De esta forma, en los modos activos, caminata y bicicleta se realiza el 60% de los viajes diarios, no obstante tienen la menor inversión de recursos y son los menos representados en la distribución del espacio. La caminata, bicicleta, y a menudo el transporte público se ven relegados a espacios reducidos e inseguros, lo que atenta a estas alternativas. Irónicamente, cuando se intenta corregir esta inequidad mediante propuestas que incorporen mejor infraestructura peatonal o ciclista, emerge la premisa "no todos pueden andar en bicicleta", con el efecto de desviar la discusión y legitimar la inercia de un sistema que, de facto, ya es predominantemente favorable al uso del automóvil.
La planificación de la movilidad contemporánea reconoce la necesidad de contemplar la diversidad de opciones y condiciones: algunas personas tienen movilidad reducida y requieren que las soluciones les consideren, mientras que otras sí pueden optar, al menos en ciertos desplazamientos, por la bicicleta o el transporte público. La riqueza del debate consiste en diseñar políticas de movilidad que integren de forma complementaria múltiples modos de transporte, atendiendo las realidades de distintos segmentos de la población. Bajo esta perspectiva, no se busca imponer un único medio, sino ofrecer alternativas viables y equitativas.
La importancia de la bicicleta -como parte de un sistema más amplio- radica en los numerosos beneficios sociales, ambientales y de salud pública que conlleva: ayuda a reducir la congestión y la contaminación, promueve la actividad física y da dinamismo a la vida urbana.

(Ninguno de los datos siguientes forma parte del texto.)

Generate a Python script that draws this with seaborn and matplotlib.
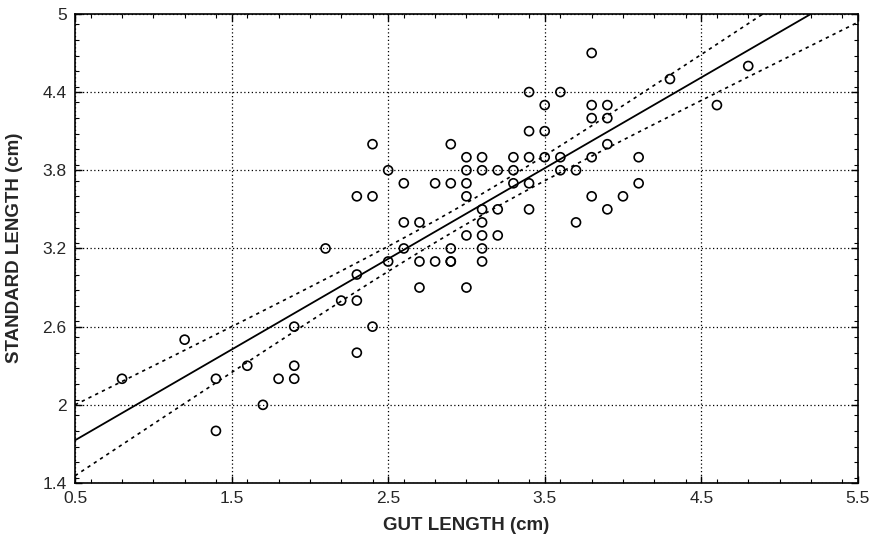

Todo ello sin desconocer que existe un conjunto de personas que, efectivamente, no podrá desplazarse en bicicleta, pero que también se verá beneficiado si logra acceder a aceras y transporte público de mejor calidad o a vías menos saturadas por el tránsito de autos.
Un modo eficaz de desenmascarar la falacia consiste en volver la pregunta contra el paradigma dominante. No se trata de insistir en el "no todos pueden andar en bicicleta", sino de examinar el presupuesto subyacente de que, en la mayoría de nuestras ciudades, prácticamente "todos deben andar en auto". El diseño urbano y la proporción del espacio vial destinado al transporte motorizado parecen sugerir que la única opción verdaderamente habilitada a gran escala es la del uso de autos, mientras caminar o pedalear se convierten en actividades excepcionales que enfrentan más barreras y peligros que incentivos.
Esta lógica implícita, que asume el automóvil como el medio de transporte por defecto, limita el abanico de elecciones de la ciudadanía y favorece la expansión de más infraestructuras viales para autos a expensas del espacio público y modos más sostenibles. De hecho, la infraestructura existente pocas veces permite desplazamientos seguros a pie o en bicicleta, lo que provoca que estos modos alternativos resulten percibidos como riesgosos o inviables.
La discusión no debe centrarse en quién no puede usar la bicicleta, sino en por qué las infraestructuras existentes nos obligan a usar el auto ante la inexistencia de otras infraestructuras alternativas. Debemos abrir el camino a ciudades más justas y sostenibles, donde la elección modal sea el resultado de una oferta amplia y segura, y no de una infraestructura que privilegie, casi en exclusividad, el desplazamiento motorizado.